Raleigh, NC – North Carolinians can now view results from an ongoing survey designed to show gaps in coverage in the state, which so far indicates a lack of access to broadband.
The North Carolina Broadband Survey is gauging the availability of wireline and wireless internet, as well as speeds, across the state using self-reported responses. As of Friday, Jan. 29, just more than 40,000 residents and business owners have responded, with about 5% of them reporting having no internet at home.
Thomas Parrish, acting secretary of the N.C. Department of Information Technology, said in a news release that he hopes launching the dashboard will help encourage others to participate in the survey.

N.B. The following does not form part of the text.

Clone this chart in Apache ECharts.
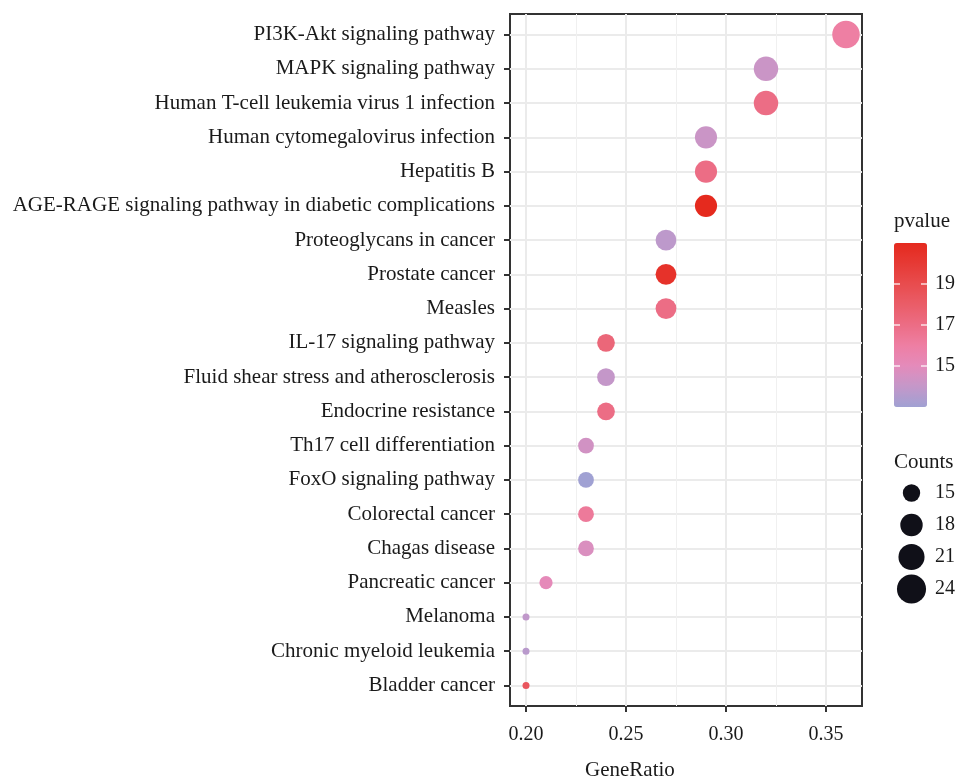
<!DOCTYPE html>
<html>
<head>
<meta charset="utf-8">
<title>KEGG enrichment dot plot</title>
<script src="https://cdn.jsdelivr.net/npm/echarts@6/dist/echarts.min.js"></script>
<style>
  html, body { margin: 0; padding: 0; background: #ffffff; }
  #chart { width: 960px; height: 779px; }
</style>
</head>
<body>
<div id="chart"></div>
<script>
// Enriched pathways, listed top to bottom
const categories = [
  'PI3K-Akt signaling pathway',
  'MAPK signaling pathway',
  'Human T-cell leukemia virus 1 infection',
  'Human cytomegalovirus infection',
  'Hepatitis B',
  'AGE-RAGE signaling pathway in diabetic complications',
  'Proteoglycans in cancer',
  'Prostate cancer',
  'Measles',
  'IL-17 signaling pathway',
  'Fluid shear stress and atherosclerosis',
  'Endocrine resistance',
  'Th17 cell differentiation',
  'FoxO signaling pathway',
  'Colorectal cancer',
  'Chagas disease',
  'Pancreatic cancer',
  'Melanoma',
  'Chronic myeloid leukemia',
  'Bladder cancer'
];
const geneRatio = [0.36, 0.32, 0.32, 0.29, 0.29, 0.29, 0.27, 0.27, 0.27, 0.24,
                   0.24, 0.24, 0.23, 0.23, 0.23, 0.23, 0.21, 0.20, 0.20, 0.20];
const counts    = [24, 21, 21, 19, 19, 19, 18, 18, 18, 16,
                   16, 16, 15, 15, 15, 15, 14, 13, 13, 13];
const pvalue    = [16.0, 14.2, 17.0, 14.2, 17.0, 21.0, 13.8, 20.5, 17.0, 17.4,
                   14.0, 17.0, 14.4, 13.0, 16.3, 14.7, 15.1, 13.9, 13.7, 18.4];

const xTicks = [0.20, 0.25, 0.30, 0.35];
const xMinorTicks = [0.225, 0.275, 0.325];
const colorTicks = [19, 17, 15];
const sizeTicks = [15, 18, 21, 24];
const colorStops = ['#a0a1d3', '#c497c9', '#e48bbb', '#ee7fa3', '#ec6d85',
                    '#ea5d68', '#e84c4e', '#e63a35', '#e52a1e'];

const FONT = "'Liberation Serif', 'DejaVu Serif', serif";
const TEXT = '#1a1a1a';
const W = 960, H = 779;

// panel frame
const panel = { left: 510, right: 862, top: 14, bottom: 706 };
// discrete y scale expanded by 0.6 of a step on each side
const yExpand = 0.6;
const step = (panel.bottom - panel.top) / (categories.length - 1 + 2 * yExpand);
const innerTop = panel.top + yExpand * step;
const innerBottom = panel.bottom - yExpand * step;
// continuous x scale expanded by 5% of the data range
const xr = Math.max(...geneRatio) - Math.min(...geneRatio);
const xMin = Math.min(...geneRatio) - 0.05 * xr;
const xMax = Math.max(...geneRatio) + 0.05 * xr;

// point diameter: area-style scaling between the smallest and largest count
const cMin = Math.min(...counts), cMax = Math.max(...counts);
function sizeOf(c) {
  return 7 + 20.5 * Math.sqrt((c - cMin) / (cMax - cMin));
}

const cLo = 13, cHi = 21;
const points = geneRatio.map((g, i) => [g, i, counts[i], pvalue[i]]);

// colour bar geometry
const bar = { left: 894, top: 243, width: 33, height: 164 };
const barY = v => bar.top + (cHi - v) / (cHi - cLo) * bar.height;

const graphics = [];
graphics.push({ type: 'text', left: 894, top: 211,
  style: { text: 'pvalue', font: '21px ' + FONT, fill: TEXT } });
colorTicks.forEach(v => {
  const y = barY(v);
  graphics.push({ type: 'line', shape: { x1: bar.left, y1: y, x2: bar.left + 6, y2: y },
    style: { stroke: '#ffffff', lineWidth: 1.2 }, z: 100 });
  graphics.push({ type: 'line', shape: { x1: bar.left + bar.width - 6, y1: y, x2: bar.left + bar.width, y2: y },
    style: { stroke: '#ffffff', lineWidth: 1.2 }, z: 100 });
  graphics.push({ type: 'text', x: 935, y: y,
    style: { text: String(v), font: '20px ' + FONT, fill: TEXT, verticalAlign: 'middle' } });
});
graphics.push({ type: 'text', left: 894, top: 452,
  style: { text: 'Counts', font: '21px ' + FONT, fill: TEXT } });
sizeTicks.forEach((c, k) => {
  const cy = 493 + k * 32;
  graphics.push({ type: 'circle', shape: { cx: 911.5, cy: cy, r: sizeOf(c) / 2 + 0.8 },
    style: { fill: '#101018' } });
  graphics.push({ type: 'text', x: 935, y: cy,
    style: { text: String(c), font: '20px ' + FONT, fill: TEXT, verticalAlign: 'middle' } });
});
graphics.push({ type: 'text', left: 585, top: 760,
  style: { text: 'GeneRatio', font: '21px ' + FONT, fill: TEXT } });

const chart = echarts.init(document.getElementById('chart'), null, { renderer: 'canvas' });

chart.setOption({
  backgroundColor: '#ffffff',
  animation: false,
  grid: [
    { // full panel: frame and vertical grid lines
      left: panel.left, right: W - panel.right, top: panel.top, bottom: H - panel.bottom,
      show: true, borderColor: '#333333', borderWidth: 2, backgroundColor: 'transparent'
    },
    { // category rows
      left: panel.left, right: W - panel.right, top: innerTop, bottom: H - innerBottom,
      show: false
    }
  ],
  xAxis: [
    {
      gridIndex: 0, type: 'value', min: xMin, max: xMax,
      axisLine: { show: false },
      axisTick: { show: true, customValues: xTicks, length: 6, inside: false,
                  lineStyle: { color: '#333333', width: 2 } },
      axisLabel: { customValues: xTicks, margin: 19, fontFamily: FONT, fontSize: 20, color: TEXT,
                   formatter: v => v.toFixed(2) },
      splitLine: { show: true, lineStyle: { color: '#ebebeb', width: 2 } }
    },
    {
      gridIndex: 0, type: 'value', min: xMin, max: xMax, position: 'top',
      axisLine: { show: false },
      axisTick: { show: false, customValues: xMinorTicks },
      axisLabel: { show: false },
      splitLine: { show: true, lineStyle: { color: '#f0f0f0', width: 1 } }
    },
    {
      gridIndex: 1, type: 'value', min: xMin, max: xMax, show: false,
      splitLine: { show: false }
    }
  ],
  yAxis: [
    { gridIndex: 0, type: 'value', min: 0, max: 1, show: false, splitLine: { show: false } },
    {
      gridIndex: 1, type: 'value', inverse: true, min: 0, max: categories.length - 1, interval: 1,
      axisLine: { show: false },
      axisTick: { show: true, length: 6, lineStyle: { color: '#333333', width: 2 } },
      axisLabel: { margin: 15, fontFamily: FONT, fontSize: 21, color: TEXT,
                   formatter: v => categories[v] || '' },
      splitLine: { show: true, lineStyle: { color: '#ebebeb', width: 2 } }
    }
  ],
  visualMap: {
    type: 'continuous', seriesIndex: 0, dimension: 3,
    min: cLo, max: cHi, calculable: false, hoverLink: false,
    left: bar.left, top: bar.top, itemWidth: bar.width, itemHeight: bar.height,
    padding: 0, text: null, showLabel: false,
    inRange: { color: colorStops }
  },
  series: [{
    type: 'scatter', xAxisIndex: 2, yAxisIndex: 1,
    data: points,
    symbol: 'circle',
    symbolSize: d => sizeOf(d[2]),
    itemStyle: { opacity: 1 },
    z: 5
  }],
  graphic: graphics
});
</script>
</body>
</html>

“The survey is ongoing, and as we continue to navigate the pandemic and respond to the more critical need for high-speed internet service, it is more important than ever to help get a more accurate picture of broadband in North Carolina,” he said.
The survey can be taken either online or by phone by texting “internet” to 919-750-0553. It is available in both English and Spanish.
Jeff Surai, director of the NCDIT’s Broadband Infrastructure Office, said the department is urging everyone to take the survey – whether or not they have good broadband service – so the state can more accurately map the high-speed internet landscape. Data from the survey will better enable the state to determine areas most in need of grants from the Growing Rural Economies with Access to Technology program. That includes funds from pandemic relief, which, as Carolina Journal previously reported, required some budgeting switcheroo in an agreement between Gov. Roy Cooper and the North Carolina Legislature.
“Broadband availability is a major issue, and this data will help us provide much-needed context to the stories we hear every day from residents struggling to work, learn and interact online,” he said. “With better context, we can advocate more effectively for our unserved and underserved communities in desperate need for expanded availability and more affordable access to high-speed internet service.”
The survey has found mediocre results for broadband access in North Carolina. The median internet download speed is 16 Megabits per second while the median upload speed is 3 Mbps. The Federal Communications Commission considers broadband as download speeds of 25 Mbps and upload speeds of 3 Mbps. Only 39% of respondents say they have adequate broadband speeds.
Respondents also say they pay a lot for internet, as the selection of “over $125” was the most commonly chosen option at 18%. But that could include respondents mistakenly including bundled services with both cable and internet for their answer, although the question asks the price for internet only.